Recorded information
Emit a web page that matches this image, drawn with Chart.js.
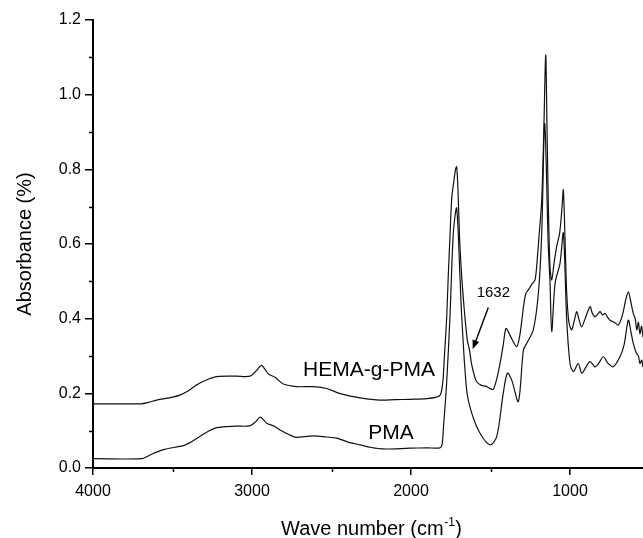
<!DOCTYPE html>
<html>
<head>
<meta charset="utf-8">
<script src="https://cdn.jsdelivr.net/npm/chart.js@4.4.1/dist/chart.umd.min.js"></script>
<style>
  html, body { margin: 0; padding: 0; background: #fff; }
  #wrap { width: 643px; height: 538px; position: relative; }
</style>
</head>
<body>
<div id="wrap"><canvas id="chart"></canvas></div>
<script>
// spectra (wave number in cm-1, absorbance)
const hemaWave = [4000, 3700, 3650, 3600, 3500, 3450, 3400, 3350, 3280, 3220, 3100, 3013, 2970, 2940, 2915, 2897, 2855, 2803, 2719, 2614, 2530, 2450, 2363, 2280, 2195, 2100, 2006, 1900, 1840, 1815, 1800, 1790, 1776, 1766, 1755, 1744, 1730, 1720, 1713, 1705, 1695, 1681, 1670, 1660, 1645, 1632, 1620, 1600, 1587, 1560, 1524, 1500, 1482, 1460, 1440, 1420, 1403, 1385, 1365, 1335, 1318, 1304, 1290, 1277, 1256, 1235, 1220, 1210, 1195, 1178, 1165, 1153, 1145, 1137, 1126, 1115, 1100, 1084, 1065, 1050, 1042, 1032, 1021, 1010, 1000, 989, 970, 958, 945, 927, 905, 874, 860, 843, 820, 811, 795, 780, 765, 749, 720, 696, 670, 650, 633, 620, 602, 590, 580, 570, 560, 550, 541]
const hemaAbs = [0.172, 0.172, 0.176, 0.182, 0.190, 0.196, 0.207, 0.222, 0.237, 0.245, 0.246, 0.246, 0.262, 0.275, 0.262, 0.252, 0.243, 0.225, 0.218, 0.218, 0.213, 0.200, 0.191, 0.185, 0.182, 0.183, 0.184, 0.186, 0.190, 0.196, 0.230, 0.300, 0.400, 0.512, 0.620, 0.722, 0.770, 0.800, 0.807, 0.750, 0.620, 0.512, 0.450, 0.400, 0.340, 0.316, 0.280, 0.245, 0.231, 0.222, 0.218, 0.212, 0.211, 0.240, 0.280, 0.330, 0.374, 0.362, 0.345, 0.325, 0.350, 0.392, 0.440, 0.468, 0.481, 0.495, 0.504, 0.539, 0.620, 0.718, 0.900, 1.106, 0.920, 0.718, 0.539, 0.504, 0.550, 0.593, 0.630, 0.700, 0.745, 0.620, 0.470, 0.400, 0.378, 0.370, 0.400, 0.419, 0.400, 0.378, 0.400, 0.432, 0.415, 0.405, 0.415, 0.419, 0.410, 0.414, 0.405, 0.396, 0.390, 0.383, 0.410, 0.450, 0.472, 0.450, 0.414, 0.400, 0.370, 0.390, 0.360, 0.380, 0.350]

const pmaWave = [4000, 3694, 3650, 3621, 3550, 3432, 3390, 3348, 3280, 3222, 3100, 3013, 2975, 2950, 2925, 2908, 2860, 2824, 2740, 2719, 2614, 2530, 2467, 2400, 2321, 2250, 2174, 2006, 1900, 1818, 1805, 1797, 1776, 1755, 1734, 1713, 1692, 1681, 1650, 1618, 1566, 1503, 1461, 1420, 1394, 1367, 1325, 1293, 1272, 1231, 1199, 1178, 1159, 1137, 1126, 1115, 1094, 1063, 1042, 1021, 1000, 979, 948, 927, 900, 874, 843, 820, 791, 760, 728, 686, 660, 633, 615, 602, 585, 570, 560, 549, 541]
const pmaAbs = [0.025, 0.025, 0.033, 0.039, 0.050, 0.060, 0.068, 0.079, 0.097, 0.108, 0.112, 0.113, 0.125, 0.136, 0.128, 0.120, 0.112, 0.102, 0.084, 0.082, 0.086, 0.083, 0.080, 0.070, 0.062, 0.055, 0.051, 0.053, 0.054, 0.054, 0.062, 0.102, 0.227, 0.405, 0.629, 0.696, 0.512, 0.405, 0.209, 0.147, 0.093, 0.062, 0.084, 0.200, 0.254, 0.236, 0.178, 0.316, 0.334, 0.370, 0.468, 0.629, 0.923, 0.600, 0.500, 0.365, 0.495, 0.548, 0.629, 0.400, 0.280, 0.258, 0.280, 0.254, 0.270, 0.285, 0.271, 0.280, 0.298, 0.280, 0.271, 0.298, 0.330, 0.396, 0.360, 0.334, 0.310, 0.300, 0.280, 0.289, 0.270]

const xMajor = [4000, 3000, 2000, 1000]
const xMinor = [3500, 2500, 1500]
const yMajor = [0, 0.2, 0.4, 0.6, 0.8, 1.0, 1.2]
const yMinor = [0.1, 0.3, 0.5, 0.7, 0.9, 1.1]

const FONT = "'Liberation Sans', Arial, sans-serif"

function toPoints(xs, ys) {
  return xs.map((x, i) => ({ x, y: ys[i] }))
}

const decorPlugin = {
  id: 'decor',
  afterDraw(chart) {
    const ctx = chart.ctx
    const xs = chart.scales.x
    const ys = chart.scales.y
    const area = chart.chartArea
    ctx.save()
    ctx.strokeStyle = '#000'
    ctx.fillStyle = '#000'
    ctx.lineWidth = 1.5

    // minor ticks
    xMinor.forEach(v => {
      const px = Math.round(xs.getPixelForValue(v)) + 0.5
      ctx.beginPath()
      ctx.moveTo(px, area.bottom)
      ctx.lineTo(px, area.bottom + 4)
      ctx.stroke()
    })
    yMinor.forEach(v => {
      const py = Math.round(ys.getPixelForValue(v)) + 0.5
      ctx.beginPath()
      ctx.moveTo(area.left, py)
      ctx.lineTo(area.left - 4, py)
      ctx.stroke()
    })

    // curve labels
    ctx.font = '21px ' + FONT
    ctx.textBaseline = 'alphabetic'
    ctx.textAlign = 'left'
    ctx.fillText('HEMA-g-PMA', xs.getPixelForValue(2679), ys.getPixelForValue(0.246))
    ctx.fillText('PMA', xs.getPixelForValue(2269), ys.getPixelForValue(0.078))
    ctx.font = '15px ' + FONT
    ctx.fillText('1632', xs.getPixelForValue(1587), ys.getPixelForValue(0.459))

    // arrow to the 1632 shoulder
    const x0 = xs.getPixelForValue(1514), y0 = ys.getPixelForValue(0.430)
    const x1 = xs.getPixelForValue(1612), y1 = ys.getPixelForValue(0.318)
    const ang = Math.atan2(y1 - y0, x1 - x0)
    ctx.lineWidth = 1.4
    ctx.beginPath()
    ctx.moveTo(x0, y0)
    ctx.lineTo(x1 - 6 * Math.cos(ang), y1 - 6 * Math.sin(ang))
    ctx.stroke()
    ctx.beginPath()
    ctx.moveTo(x1, y1)
    ctx.lineTo(x1 - 9 * Math.cos(ang) + 3.5 * Math.sin(ang), y1 - 9 * Math.sin(ang) - 3.5 * Math.cos(ang))
    ctx.lineTo(x1 - 9 * Math.cos(ang) - 3.5 * Math.sin(ang), y1 - 9 * Math.sin(ang) + 3.5 * Math.cos(ang))
    ctx.closePath()
    ctx.fill()

    // axis titles
    ctx.font = '20px ' + FONT
    const a = 'Wave number (cm', sup = '-1', b = ')'
    const wa = ctx.measureText(a).width
    const wb = ctx.measureText(b).width
    ctx.font = '12px ' + FONT
    const ws = ctx.measureText(sup).width
    let tx = 371 - (wa + ws + wb) / 2
    const base = 535
    ctx.font = '20px ' + FONT
    ctx.fillText(a, tx, base)
    tx += wa
    ctx.font = '12px ' + FONT
    ctx.fillText(sup, tx + 0.5, base - 9)
    tx += ws + 1
    ctx.font = '20px ' + FONT
    ctx.fillText(b, tx, base)

    ctx.translate(31, (area.top + area.bottom) / 2)
    ctx.rotate(-Math.PI / 2)
    ctx.textAlign = 'center'
    ctx.fillText('Absorbance (%)', 0, 0)
    ctx.restore()
  }
}

const ctx = document.getElementById('chart').getContext('2d')
new Chart(ctx, {
  type: 'scatter',
  data: {
    datasets: [
      {
        label: 'HEMA-g-PMA',
        data: toPoints(hemaWave, hemaAbs),
        showLine: true,
        borderColor: '#111',
        borderWidth: 1.2,
        pointRadius: 0,
        tension: 0.3
      },
      {
        label: 'PMA',
        data: toPoints(pmaWave, pmaAbs),
        showLine: true,
        borderColor: '#111',
        borderWidth: 1.2,
        pointRadius: 0,
        tension: 0.3
      }
    ]
  },
  options: {
    responsive: true,
    maintainAspectRatio: false,
    animation: false,
    layout: { padding: { top: 20, right: 0, left: 0, bottom: 0 } },
    plugins: {
      legend: { display: false },
      tooltip: { enabled: false }
    },
    scales: {
      x: {
        type: 'linear',
        reverse: true,
        min: 541,
        max: 4000,
        afterBuildTicks: s => { s.ticks = xMajor.map(v => ({ value: v })) },
        afterFit: s => { s.height = 70 },
        border: { display: true, color: '#000', width: 2 },
        grid: { drawOnChartArea: false, drawTicks: true, tickLength: 7, color: '#000', lineWidth: 1.5 },
        ticks: { color: '#000', font: { family: FONT, size: 16 }, padding: 7, maxRotation: 0, callback: v => String(v) }
      },
      y: {
        min: 0,
        max: 1.2,
        afterBuildTicks: s => { s.ticks = yMajor.map(v => ({ value: v })) },
        afterFit: s => { s.width = 93 },
        border: { display: true, color: '#000', width: 2 },
        grid: { drawOnChartArea: false, drawTicks: true, tickLength: 8, color: '#000', lineWidth: 1.5 },
        ticks: { color: '#000', font: { family: FONT, size: 16 }, padding: 4, callback: v => v.toFixed(1) }
      }
    }
  },
  plugins: [decorPlugin]
})
</script>
</body>
</html>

Problem
Go from the first line of the listing to the line holding "0.360, 0.380, 0.350]" and, please, transcribe those lines exactly, both included, with no pictures.

Reply to the task
Emit a web page that matches this image, drawn with Chart.js.
<!DOCTYPE html>
<html>
<head>
<meta charset="utf-8">
<script src="https://cdn.jsdelivr.net/npm/chart.js@4.4.1/dist/chart.umd.min.js"></script>
<style>
  html, body { margin: 0; padding: 0; background: #fff; }
  #wrap { width: 643px; height: 538px; position: relative; }
</style>
</head>
<body>
<div id="wrap"><canvas id="chart"></canvas></div>
<script>
// spectra (wave number in cm-1, absorbance)
const hemaWave = [4000, 3700, 3650, 3600, 3500, 3450, 3400, 3350, 3280, 3220, 3100, 3013, 2970, 2940, 2915, 2897, 2855, 2803, 2719, 2614, 2530, 2450, 2363, 2280, 2195, 2100, 2006, 1900, 1840, 1815, 1800, 1790, 1776, 1766, 1755, 1744, 1730, 1720, 1713, 1705, 1695, 1681, 1670, 1660, 1645, 1632, 1620, 1600, 1587, 1560, 1524, 1500, 1482, 1460, 1440, 1420, 1403, 1385, 1365, 1335, 1318, 1304, 1290, 1277, 1256, 1235, 1220, 1210, 1195, 1178, 1165, 1153, 1145, 1137, 1126, 1115, 1100, 1084, 1065, 1050, 1042, 1032, 1021, 1010, 1000, 989, 970, 958, 945, 927, 905, 874, 860, 843, 820, 811, 795, 780, 765, 749, 720, 696, 670, 650, 633, 620, 602, 590, 580, 570, 560, 550, 541]
const hemaAbs = [0.172, 0.172, 0.176, 0.182, 0.190, 0.196, 0.207, 0.222, 0.237, 0.245, 0.246, 0.246, 0.262, 0.275, 0.262, 0.252, 0.243, 0.225, 0.218, 0.218, 0.213, 0.200, 0.191, 0.185, 0.182, 0.183, 0.184, 0.186, 0.190, 0.196, 0.230, 0.300, 0.400, 0.512, 0.620, 0.722, 0.770, 0.800, 0.807, 0.750, 0.620, 0.512, 0.450, 0.400, 0.340, 0.316, 0.280, 0.245, 0.231, 0.222, 0.218, 0.212, 0.211, 0.240, 0.280, 0.330, 0.374, 0.362, 0.345, 0.325, 0.350, 0.392, 0.440, 0.468, 0.481, 0.495, 0.504, 0.539, 0.620, 0.718, 0.900, 1.106, 0.920, 0.718, 0.539, 0.504, 0.550, 0.593, 0.630, 0.700, 0.745, 0.620, 0.470, 0.400, 0.378, 0.370, 0.400, 0.419, 0.400, 0.378, 0.400, 0.432, 0.415, 0.405, 0.415, 0.419, 0.410, 0.414, 0.405, 0.396, 0.390, 0.383, 0.410, 0.450, 0.472, 0.450, 0.414, 0.400, 0.370, 0.390, 0.360, 0.380, 0.350]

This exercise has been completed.